▶ **Work to do**
Beginning with the first line, set down every line through the one containing "(0,0) rectangle (1305,924);", exactly as it appears, but not the pictures.

________

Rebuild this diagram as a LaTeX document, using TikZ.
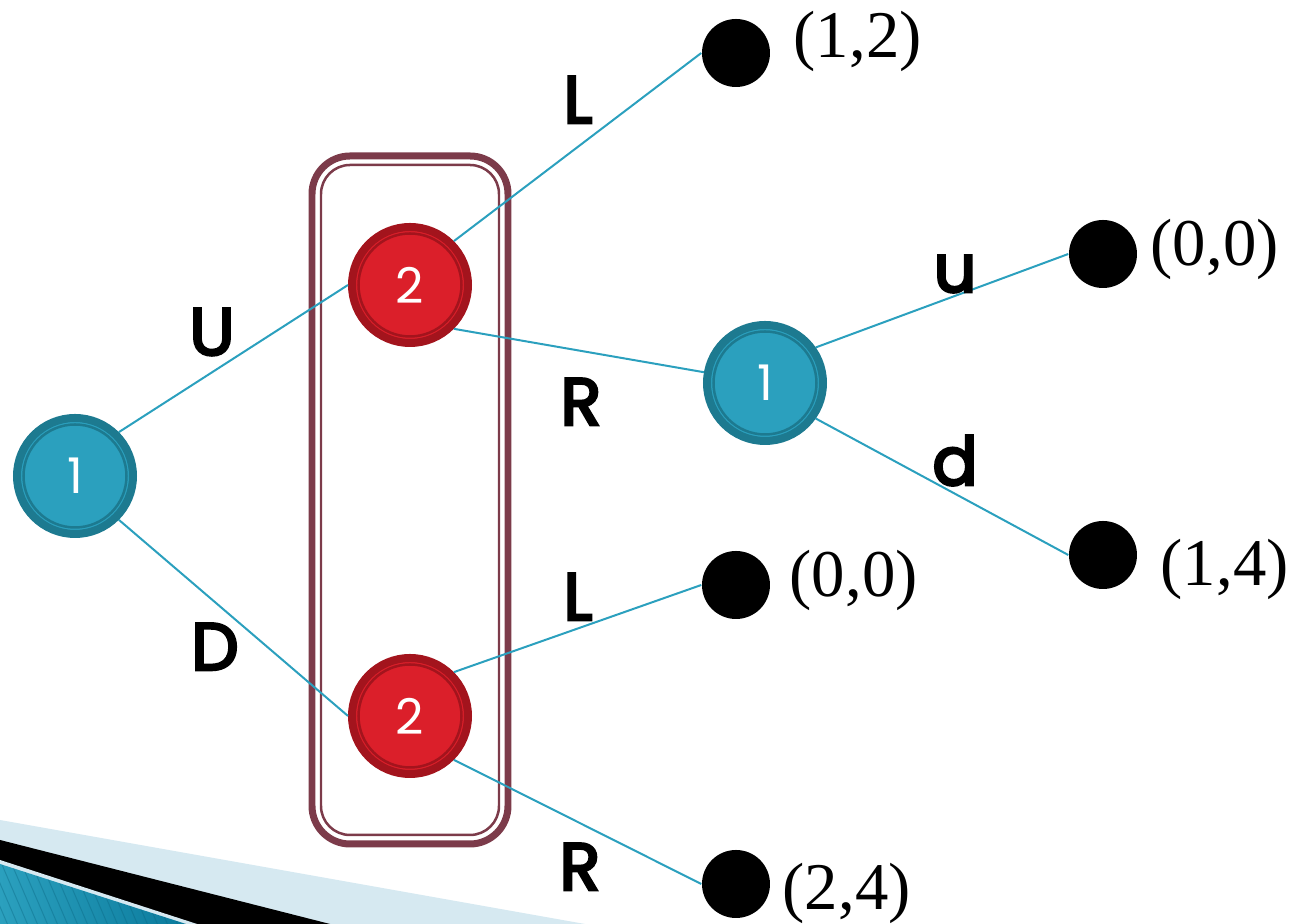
\documentclass[tikz,border=0pt]{standalone}
\usepackage{fontspec}
\setmainfont{Liberation Serif}
\newfontfamily\lblfont{Poppins}
\newfontfamily\movefont{Poppins}[FakeBold=4]
\definecolor{tealA}{HTML}{2BA0BE}
\definecolor{tealB}{HTML}{1D7A90}
\definecolor{redA}{HTML}{DB1F2A}
\definecolor{redB}{HTML}{A3141D}
\definecolor{boxcol}{HTML}{7C3B4A}
\definecolor{paleblue}{HTML}{D6E9F1}
\definecolor{deepblue}{HTML}{0A7A9C}

\begin{document}
\begin{tikzpicture}[x=.1mm,y=-.1mm,
	player/.style={circle, minimum size=11.6mm, inner sep=0, line width=.8mm, text=white,
		font=\lblfont\fontsize{14}{14}\selectfont},
	pone/.style={player, draw=tealB, fill=tealA,
		path picture={\draw[tealB, line width=.25mm] (path picture bounding box.center) circle (5.15mm);}},
	ptwo/.style={player, draw=redB, fill=redA,
		path picture={\draw[redB, line width=.25mm] (path picture bounding box.center) circle (5.15mm);}},
	leaf/.style={circle, fill=black, minimum size=6.8mm, inner sep=0},
	pay/.style={anchor=west, inner sep=0, font=\fontsize{19}{19}\selectfont},
	move/.style={anchor=base, inner sep=0, font=\movefont\fontsize{19}{19}\selectfont},
	edge/.style={tealA, line width=.2mm}]
	\useasboundingbox (0,0) rectangle (1305,924);

	% corner stripes
	\fill[paleblue] (0,820) -- (585,924) -- (0,924) -- cycle;
	\fill[black] (0,840) -- (330,924) -- (0,924) -- cycle;
	\fill[paleblue] (0,860) -- (197,924) -- (0,924) -- cycle;
	\begin{scope}
		\clip (0,864) -- (186,924) -- (0,924) -- cycle;
		\shade[left color=tealA, right color=deepblue] (0,860) rectangle (190,924);
		\foreach \s in {-40,-30,...,190} \draw[deepblue!80!black, opacity=.35, line width=.1mm] (\s,860) -- ++(30,70);
	\end{scope}

	% information set
	\draw[boxcol, line width=.7mm, rounded corners=3.8mm] (312,156) rectangle (508,844);
	\draw[boxcol, line width=.25mm, rounded corners=2.9mm] (321,165) rectangle (499,835);

	% decision nodes
	\node[pone] (r1) at (75,476) {1};
	\node[ptwo] (p2a) at (410,285) {2};
	\node[ptwo] (p2b) at (410,716) {2};
	\node[pone] (p1) at (765,383) {1};

	% end nodes
	\node[leaf] (t1) at (736,53) {};
	\node[leaf] (t2) at (1103,254) {};
	\node[leaf] (t3) at (736,585) {};
	\node[leaf] (t4) at (1103,555) {};
	\node[leaf] (t5) at (736,884) {};
	\node[pay] (o1) at (793,41) {(1,2)};
	\node[pay] (o2) at (1150,249) {(0,0)};
	\node[pay] (o3) at (789,580) {(0,0)};
	\node[pay] (o4) at (1160,569) {(1,4)};
	\node[pay] (o5) at (782,893) {(2,4)};

	\draw[edge] (r1.north east) -- (p2a.west);
	\draw[edge] (r1.south east) -- (p2b.west);
	\draw[edge] (p2a.north east) -- (t1.west);
	\draw[edge] (p2a.south east) -- (p1.170);
	\draw[edge] (p1.35) -- (t2.west);
	\draw[edge] (p1.-35) -- (t4.west);
	\draw[edge] (p2b.north east) -- (t3.west);
	\draw[edge] (p2b.south east) -- (t5.west);

	% moves
	\node[move] (mU) at (212,355) {U};
	\node[move] (mD) at (215,670) {D};
	\node[move] (mL1) at (578,123) {L};
	\node[move] (mR1) at (581,425) {R};
	\node[move] (mL2) at (578,620) {L};
	\node[move] (mR2) at (580,890) {R};
	\node[move] (mu) at (955,292) {u};
	\node[move] (md) at (955,485) {d};
\end{tikzpicture}
\end{document}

________

▶ **Exercise output**
Rebuild this diagram as a LaTeX document, using TikZ.
\documentclass[tikz,border=0pt]{standalone}
\usepackage{fontspec}
\setmainfont{Liberation Serif}
\newfontfamily\lblfont{Poppins}
\newfontfamily\movefont{Poppins}[FakeBold=4]
\definecolor{tealA}{HTML}{2BA0BE}
\definecolor{tealB}{HTML}{1D7A90}
\definecolor{redA}{HTML}{DB1F2A}
\definecolor{redB}{HTML}{A3141D}
\definecolor{boxcol}{HTML}{7C3B4A}
\definecolor{paleblue}{HTML}{D6E9F1}
\definecolor{deepblue}{HTML}{0A7A9C}

\begin{document}
\begin{tikzpicture}[x=.1mm,y=-.1mm,
	player/.style={circle, minimum size=11.6mm, inner sep=0, line width=.8mm, text=white,
		font=\lblfont\fontsize{14}{14}\selectfont},
	pone/.style={player, draw=tealB, fill=tealA,
		path picture={\draw[tealB, line width=.25mm] (path picture bounding box.center) circle (5.15mm);}},
	ptwo/.style={player, draw=redB, fill=redA,
		path picture={\draw[redB, line width=.25mm] (path picture bounding box.center) circle (5.15mm);}},
	leaf/.style={circle, fill=black, minimum size=6.8mm, inner sep=0},
	pay/.style={anchor=west, inner sep=0, font=\fontsize{19}{19}\selectfont},
	move/.style={anchor=base, inner sep=0, font=\movefont\fontsize{19}{19}\selectfont},
	edge/.style={tealA, line width=.2mm}]
	\useasboundingbox (0,0) rectangle (1305,924);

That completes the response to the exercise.